Code that draws figures
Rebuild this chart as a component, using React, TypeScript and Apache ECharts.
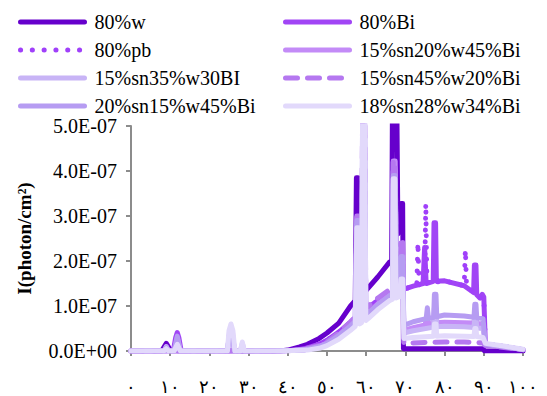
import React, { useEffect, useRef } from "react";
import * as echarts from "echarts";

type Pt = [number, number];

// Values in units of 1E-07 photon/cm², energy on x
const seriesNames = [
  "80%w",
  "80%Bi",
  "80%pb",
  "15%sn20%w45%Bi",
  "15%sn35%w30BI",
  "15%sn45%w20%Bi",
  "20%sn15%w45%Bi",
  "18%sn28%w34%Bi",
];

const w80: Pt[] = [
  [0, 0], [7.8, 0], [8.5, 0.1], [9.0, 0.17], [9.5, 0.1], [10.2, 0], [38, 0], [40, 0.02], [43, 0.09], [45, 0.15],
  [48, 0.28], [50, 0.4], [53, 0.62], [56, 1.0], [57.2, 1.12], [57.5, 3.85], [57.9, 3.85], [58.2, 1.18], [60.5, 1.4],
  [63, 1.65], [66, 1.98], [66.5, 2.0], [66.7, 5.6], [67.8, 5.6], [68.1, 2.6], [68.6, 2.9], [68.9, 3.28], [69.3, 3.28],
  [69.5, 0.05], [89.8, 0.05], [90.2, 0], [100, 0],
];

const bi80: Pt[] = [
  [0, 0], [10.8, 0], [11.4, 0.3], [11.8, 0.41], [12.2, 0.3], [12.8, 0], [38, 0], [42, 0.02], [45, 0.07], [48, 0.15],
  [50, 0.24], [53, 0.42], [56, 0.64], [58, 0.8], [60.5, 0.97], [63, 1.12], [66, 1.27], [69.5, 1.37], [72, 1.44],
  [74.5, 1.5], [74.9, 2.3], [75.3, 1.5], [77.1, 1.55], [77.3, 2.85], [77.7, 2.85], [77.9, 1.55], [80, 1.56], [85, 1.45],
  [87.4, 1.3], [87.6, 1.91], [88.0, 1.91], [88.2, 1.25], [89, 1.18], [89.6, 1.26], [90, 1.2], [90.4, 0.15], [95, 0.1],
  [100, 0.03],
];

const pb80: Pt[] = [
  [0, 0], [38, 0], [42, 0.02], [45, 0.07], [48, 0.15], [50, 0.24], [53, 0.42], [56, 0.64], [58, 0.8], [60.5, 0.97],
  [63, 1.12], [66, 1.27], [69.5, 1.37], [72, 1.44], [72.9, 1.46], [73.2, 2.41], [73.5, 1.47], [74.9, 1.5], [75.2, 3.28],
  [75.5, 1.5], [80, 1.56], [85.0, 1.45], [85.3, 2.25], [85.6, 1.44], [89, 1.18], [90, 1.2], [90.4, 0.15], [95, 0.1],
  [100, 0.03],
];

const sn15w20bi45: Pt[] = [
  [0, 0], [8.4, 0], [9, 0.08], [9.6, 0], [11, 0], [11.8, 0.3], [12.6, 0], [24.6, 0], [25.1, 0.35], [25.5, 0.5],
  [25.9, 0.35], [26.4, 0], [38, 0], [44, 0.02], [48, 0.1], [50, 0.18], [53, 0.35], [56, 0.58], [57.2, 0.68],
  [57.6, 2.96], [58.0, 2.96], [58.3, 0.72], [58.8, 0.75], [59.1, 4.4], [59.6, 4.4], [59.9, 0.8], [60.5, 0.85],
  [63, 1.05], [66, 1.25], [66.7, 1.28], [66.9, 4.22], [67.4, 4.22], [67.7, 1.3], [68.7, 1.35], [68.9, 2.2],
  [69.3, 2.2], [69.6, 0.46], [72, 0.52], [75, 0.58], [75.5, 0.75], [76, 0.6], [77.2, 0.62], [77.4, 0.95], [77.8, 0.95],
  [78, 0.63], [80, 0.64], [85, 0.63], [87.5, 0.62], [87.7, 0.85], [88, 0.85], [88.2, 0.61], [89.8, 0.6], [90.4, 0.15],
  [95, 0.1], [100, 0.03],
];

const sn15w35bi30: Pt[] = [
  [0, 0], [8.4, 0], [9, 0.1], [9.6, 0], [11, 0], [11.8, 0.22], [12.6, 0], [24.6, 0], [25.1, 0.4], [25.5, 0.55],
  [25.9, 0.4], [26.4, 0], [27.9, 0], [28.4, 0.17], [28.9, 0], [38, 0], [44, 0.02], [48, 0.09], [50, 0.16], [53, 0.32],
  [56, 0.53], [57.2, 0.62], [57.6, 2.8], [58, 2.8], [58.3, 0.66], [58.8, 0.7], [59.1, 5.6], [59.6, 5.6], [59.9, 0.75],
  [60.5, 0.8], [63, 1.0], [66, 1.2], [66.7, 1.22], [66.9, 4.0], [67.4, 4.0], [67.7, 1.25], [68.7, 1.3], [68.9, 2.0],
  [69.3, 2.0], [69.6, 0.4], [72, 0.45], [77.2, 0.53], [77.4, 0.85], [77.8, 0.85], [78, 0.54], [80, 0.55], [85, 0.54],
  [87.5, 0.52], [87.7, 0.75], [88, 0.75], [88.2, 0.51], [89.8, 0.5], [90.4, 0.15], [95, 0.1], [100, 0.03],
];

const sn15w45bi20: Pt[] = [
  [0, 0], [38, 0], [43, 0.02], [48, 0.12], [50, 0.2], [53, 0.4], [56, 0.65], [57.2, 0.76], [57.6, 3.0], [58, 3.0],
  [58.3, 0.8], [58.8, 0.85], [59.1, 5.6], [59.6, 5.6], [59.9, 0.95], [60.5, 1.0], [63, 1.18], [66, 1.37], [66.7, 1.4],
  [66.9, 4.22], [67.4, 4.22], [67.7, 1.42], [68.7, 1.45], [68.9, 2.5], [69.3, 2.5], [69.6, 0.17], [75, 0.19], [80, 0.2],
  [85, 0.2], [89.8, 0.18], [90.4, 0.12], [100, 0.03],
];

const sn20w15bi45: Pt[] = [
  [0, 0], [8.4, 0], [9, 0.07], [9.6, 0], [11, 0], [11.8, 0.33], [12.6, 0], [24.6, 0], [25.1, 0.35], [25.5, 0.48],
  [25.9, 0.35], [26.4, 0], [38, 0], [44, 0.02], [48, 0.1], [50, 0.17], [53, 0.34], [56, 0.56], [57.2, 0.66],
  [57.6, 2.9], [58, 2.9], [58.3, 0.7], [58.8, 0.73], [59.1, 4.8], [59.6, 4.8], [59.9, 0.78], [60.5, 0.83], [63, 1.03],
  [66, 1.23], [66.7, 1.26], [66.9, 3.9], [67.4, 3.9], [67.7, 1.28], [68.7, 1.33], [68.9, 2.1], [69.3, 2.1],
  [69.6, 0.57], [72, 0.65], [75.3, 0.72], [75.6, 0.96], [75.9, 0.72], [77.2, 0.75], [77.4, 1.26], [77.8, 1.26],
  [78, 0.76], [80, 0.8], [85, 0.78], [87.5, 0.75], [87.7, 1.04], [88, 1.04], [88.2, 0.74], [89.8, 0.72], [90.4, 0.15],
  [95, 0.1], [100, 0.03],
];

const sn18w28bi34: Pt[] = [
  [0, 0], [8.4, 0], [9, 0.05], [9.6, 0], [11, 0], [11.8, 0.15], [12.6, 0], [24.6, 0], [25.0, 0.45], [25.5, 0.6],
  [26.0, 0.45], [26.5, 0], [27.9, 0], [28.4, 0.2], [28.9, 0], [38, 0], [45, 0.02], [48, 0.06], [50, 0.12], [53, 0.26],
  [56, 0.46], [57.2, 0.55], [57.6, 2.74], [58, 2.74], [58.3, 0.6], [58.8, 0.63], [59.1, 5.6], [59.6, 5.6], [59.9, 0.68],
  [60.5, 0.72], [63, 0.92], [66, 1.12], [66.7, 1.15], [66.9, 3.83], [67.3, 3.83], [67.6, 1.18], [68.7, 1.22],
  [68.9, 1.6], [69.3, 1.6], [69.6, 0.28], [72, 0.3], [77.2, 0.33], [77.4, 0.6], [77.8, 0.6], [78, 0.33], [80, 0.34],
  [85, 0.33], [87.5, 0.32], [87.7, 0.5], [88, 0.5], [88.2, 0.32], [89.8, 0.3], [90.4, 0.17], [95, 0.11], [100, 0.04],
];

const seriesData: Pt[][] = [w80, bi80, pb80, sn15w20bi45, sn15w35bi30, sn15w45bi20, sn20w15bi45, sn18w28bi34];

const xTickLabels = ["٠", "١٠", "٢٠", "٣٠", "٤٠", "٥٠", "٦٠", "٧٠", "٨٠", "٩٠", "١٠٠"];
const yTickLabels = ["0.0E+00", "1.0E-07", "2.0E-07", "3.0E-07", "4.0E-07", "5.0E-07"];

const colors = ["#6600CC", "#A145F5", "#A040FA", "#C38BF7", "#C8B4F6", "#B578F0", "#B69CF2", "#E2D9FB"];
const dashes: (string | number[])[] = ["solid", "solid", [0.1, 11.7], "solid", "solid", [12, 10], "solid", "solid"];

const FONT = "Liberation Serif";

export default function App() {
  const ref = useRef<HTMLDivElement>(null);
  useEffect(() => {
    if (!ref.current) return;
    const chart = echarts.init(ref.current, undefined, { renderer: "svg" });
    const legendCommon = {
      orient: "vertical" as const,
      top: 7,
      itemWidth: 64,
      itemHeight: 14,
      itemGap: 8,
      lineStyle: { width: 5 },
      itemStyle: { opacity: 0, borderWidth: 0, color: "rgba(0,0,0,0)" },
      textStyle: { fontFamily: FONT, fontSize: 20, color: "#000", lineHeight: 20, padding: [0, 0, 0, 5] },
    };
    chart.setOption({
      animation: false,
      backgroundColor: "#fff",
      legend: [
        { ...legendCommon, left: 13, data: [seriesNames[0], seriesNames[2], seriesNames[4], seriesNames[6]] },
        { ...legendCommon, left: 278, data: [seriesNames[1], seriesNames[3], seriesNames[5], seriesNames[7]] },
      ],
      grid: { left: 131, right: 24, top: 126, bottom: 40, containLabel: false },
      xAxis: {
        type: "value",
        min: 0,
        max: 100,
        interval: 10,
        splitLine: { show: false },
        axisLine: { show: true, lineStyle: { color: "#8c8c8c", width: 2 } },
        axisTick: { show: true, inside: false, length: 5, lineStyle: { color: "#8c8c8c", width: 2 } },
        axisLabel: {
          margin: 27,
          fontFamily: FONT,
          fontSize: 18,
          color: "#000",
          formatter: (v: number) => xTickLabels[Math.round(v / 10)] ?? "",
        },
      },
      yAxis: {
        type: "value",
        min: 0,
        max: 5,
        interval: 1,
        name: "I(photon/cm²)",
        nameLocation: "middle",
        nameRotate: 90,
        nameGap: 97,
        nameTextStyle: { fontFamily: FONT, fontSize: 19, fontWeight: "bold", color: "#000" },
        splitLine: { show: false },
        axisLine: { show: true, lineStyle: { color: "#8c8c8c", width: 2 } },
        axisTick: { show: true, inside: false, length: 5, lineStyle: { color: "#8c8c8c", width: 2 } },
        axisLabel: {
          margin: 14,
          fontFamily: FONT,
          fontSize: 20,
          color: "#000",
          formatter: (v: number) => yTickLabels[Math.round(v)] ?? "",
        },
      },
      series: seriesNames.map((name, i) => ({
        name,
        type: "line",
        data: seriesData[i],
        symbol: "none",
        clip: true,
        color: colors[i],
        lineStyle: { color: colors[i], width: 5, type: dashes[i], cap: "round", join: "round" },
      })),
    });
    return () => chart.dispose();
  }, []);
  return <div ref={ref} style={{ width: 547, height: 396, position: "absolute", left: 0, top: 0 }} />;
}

...

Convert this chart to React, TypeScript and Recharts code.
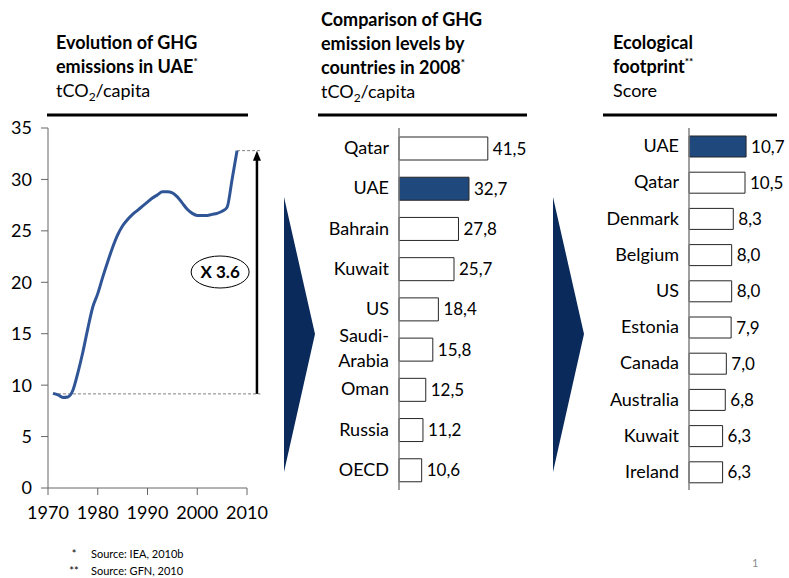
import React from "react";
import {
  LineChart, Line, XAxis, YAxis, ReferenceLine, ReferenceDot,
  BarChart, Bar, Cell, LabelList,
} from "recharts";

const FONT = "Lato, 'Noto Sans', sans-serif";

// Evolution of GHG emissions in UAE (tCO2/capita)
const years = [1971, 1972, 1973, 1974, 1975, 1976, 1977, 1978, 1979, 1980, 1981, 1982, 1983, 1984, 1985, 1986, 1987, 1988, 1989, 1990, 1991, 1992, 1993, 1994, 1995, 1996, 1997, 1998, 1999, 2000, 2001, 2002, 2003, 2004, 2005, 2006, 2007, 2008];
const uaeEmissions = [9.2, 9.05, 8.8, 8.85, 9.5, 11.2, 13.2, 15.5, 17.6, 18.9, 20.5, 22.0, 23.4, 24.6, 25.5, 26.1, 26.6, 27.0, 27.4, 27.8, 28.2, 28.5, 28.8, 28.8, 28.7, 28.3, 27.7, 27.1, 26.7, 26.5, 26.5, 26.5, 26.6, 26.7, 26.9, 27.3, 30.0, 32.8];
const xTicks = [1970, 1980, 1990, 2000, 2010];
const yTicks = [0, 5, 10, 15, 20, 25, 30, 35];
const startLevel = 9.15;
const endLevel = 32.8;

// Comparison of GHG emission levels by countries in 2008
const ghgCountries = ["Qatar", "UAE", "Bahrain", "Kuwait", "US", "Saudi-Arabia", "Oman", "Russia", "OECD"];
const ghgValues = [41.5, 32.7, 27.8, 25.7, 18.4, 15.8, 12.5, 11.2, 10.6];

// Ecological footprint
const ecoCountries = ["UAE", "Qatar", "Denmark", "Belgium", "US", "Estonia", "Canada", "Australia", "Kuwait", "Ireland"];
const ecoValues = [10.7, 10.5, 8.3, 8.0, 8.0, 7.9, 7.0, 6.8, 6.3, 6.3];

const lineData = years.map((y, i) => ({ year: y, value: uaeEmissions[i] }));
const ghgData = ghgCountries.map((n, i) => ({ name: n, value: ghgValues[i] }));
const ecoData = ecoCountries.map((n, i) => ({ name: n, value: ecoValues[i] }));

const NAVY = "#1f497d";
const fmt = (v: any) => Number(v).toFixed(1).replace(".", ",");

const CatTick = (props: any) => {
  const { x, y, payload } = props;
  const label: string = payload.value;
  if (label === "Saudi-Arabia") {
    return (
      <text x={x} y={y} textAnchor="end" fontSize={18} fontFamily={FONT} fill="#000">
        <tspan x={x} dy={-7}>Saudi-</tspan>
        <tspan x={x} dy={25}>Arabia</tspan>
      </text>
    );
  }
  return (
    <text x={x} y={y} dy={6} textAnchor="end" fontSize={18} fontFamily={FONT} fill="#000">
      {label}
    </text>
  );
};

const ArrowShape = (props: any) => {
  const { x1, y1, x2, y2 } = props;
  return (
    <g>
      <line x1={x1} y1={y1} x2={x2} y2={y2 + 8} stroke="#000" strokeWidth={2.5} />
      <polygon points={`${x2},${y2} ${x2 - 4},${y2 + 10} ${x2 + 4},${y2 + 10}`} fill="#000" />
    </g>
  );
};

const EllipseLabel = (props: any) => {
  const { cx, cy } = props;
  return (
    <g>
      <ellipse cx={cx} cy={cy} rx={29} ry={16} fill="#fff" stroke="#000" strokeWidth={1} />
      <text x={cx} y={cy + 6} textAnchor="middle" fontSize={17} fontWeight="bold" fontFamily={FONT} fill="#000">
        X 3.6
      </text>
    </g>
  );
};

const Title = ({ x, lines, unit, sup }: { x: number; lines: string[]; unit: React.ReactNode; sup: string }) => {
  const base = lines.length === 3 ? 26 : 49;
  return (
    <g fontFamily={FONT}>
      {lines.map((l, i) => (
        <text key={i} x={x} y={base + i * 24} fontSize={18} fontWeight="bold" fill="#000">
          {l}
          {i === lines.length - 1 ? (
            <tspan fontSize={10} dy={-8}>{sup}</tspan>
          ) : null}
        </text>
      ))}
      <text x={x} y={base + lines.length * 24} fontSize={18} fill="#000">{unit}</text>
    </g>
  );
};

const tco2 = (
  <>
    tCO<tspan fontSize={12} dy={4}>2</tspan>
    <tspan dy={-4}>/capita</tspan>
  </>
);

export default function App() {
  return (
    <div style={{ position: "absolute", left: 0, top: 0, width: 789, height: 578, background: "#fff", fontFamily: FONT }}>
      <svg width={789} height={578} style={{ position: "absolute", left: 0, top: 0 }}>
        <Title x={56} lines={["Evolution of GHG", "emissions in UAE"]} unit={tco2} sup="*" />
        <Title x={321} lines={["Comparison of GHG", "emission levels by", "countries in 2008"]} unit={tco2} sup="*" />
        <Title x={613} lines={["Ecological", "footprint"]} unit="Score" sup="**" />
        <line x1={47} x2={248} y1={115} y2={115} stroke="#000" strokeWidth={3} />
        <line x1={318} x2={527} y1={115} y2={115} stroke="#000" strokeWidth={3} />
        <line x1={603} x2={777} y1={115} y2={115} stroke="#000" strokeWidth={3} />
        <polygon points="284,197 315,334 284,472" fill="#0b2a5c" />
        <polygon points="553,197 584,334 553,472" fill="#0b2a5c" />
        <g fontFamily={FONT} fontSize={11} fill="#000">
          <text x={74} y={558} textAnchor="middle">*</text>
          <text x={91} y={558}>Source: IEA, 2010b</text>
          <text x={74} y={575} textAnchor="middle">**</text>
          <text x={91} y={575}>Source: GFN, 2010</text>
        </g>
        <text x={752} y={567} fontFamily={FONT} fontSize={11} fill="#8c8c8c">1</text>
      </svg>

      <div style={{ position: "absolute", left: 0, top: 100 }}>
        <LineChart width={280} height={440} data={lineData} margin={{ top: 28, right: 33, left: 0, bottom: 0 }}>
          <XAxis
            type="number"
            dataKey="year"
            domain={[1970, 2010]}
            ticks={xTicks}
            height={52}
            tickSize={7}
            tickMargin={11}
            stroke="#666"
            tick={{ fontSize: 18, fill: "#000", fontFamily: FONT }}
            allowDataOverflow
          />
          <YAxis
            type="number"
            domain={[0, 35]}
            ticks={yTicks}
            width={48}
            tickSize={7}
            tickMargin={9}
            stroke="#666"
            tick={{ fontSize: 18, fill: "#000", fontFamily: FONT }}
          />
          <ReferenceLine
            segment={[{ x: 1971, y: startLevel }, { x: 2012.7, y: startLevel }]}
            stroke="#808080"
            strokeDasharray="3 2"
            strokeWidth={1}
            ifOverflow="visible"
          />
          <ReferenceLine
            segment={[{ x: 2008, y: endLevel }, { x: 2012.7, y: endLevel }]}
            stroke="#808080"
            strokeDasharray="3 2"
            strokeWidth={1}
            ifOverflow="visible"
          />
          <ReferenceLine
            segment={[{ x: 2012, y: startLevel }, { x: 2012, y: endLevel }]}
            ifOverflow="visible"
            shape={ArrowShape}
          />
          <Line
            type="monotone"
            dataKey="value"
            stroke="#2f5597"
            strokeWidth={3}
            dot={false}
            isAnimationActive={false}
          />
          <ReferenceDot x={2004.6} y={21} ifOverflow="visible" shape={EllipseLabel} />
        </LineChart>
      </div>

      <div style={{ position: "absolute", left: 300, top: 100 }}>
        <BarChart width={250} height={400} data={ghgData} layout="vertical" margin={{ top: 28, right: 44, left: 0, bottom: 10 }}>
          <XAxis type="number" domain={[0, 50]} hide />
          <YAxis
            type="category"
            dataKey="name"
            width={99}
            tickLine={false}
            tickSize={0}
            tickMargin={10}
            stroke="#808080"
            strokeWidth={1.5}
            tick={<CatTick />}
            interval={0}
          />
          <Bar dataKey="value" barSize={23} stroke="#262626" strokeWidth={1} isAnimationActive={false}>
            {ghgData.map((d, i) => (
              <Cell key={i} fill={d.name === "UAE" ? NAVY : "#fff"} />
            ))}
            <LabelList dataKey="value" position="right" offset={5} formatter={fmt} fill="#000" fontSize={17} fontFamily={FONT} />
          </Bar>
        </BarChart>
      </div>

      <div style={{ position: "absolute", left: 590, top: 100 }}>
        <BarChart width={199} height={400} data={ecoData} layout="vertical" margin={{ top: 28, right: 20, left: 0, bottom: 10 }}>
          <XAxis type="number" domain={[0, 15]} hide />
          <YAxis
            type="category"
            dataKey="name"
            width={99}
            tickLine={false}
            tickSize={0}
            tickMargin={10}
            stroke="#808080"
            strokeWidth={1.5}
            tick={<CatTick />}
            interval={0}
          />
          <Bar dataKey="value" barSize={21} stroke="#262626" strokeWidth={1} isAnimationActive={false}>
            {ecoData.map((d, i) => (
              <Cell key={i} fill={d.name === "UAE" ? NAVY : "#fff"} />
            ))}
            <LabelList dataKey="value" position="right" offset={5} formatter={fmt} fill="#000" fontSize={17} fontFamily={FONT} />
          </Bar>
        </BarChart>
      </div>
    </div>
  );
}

▶ **EXERCISE GOAL**
Give again, word for word, the part that opens with the line containing "Rebuild this chart" and closes with the one containing "type Pt = [number, number];". Include both of those lines and skip all pictures.

▶ **THE RESPONSE**
Rebuild this chart as a component, using React, TypeScript and Apache ECharts.
import React, { useEffect, useRef } from "react";
import * as echarts from "echarts";

type Pt = [number, number];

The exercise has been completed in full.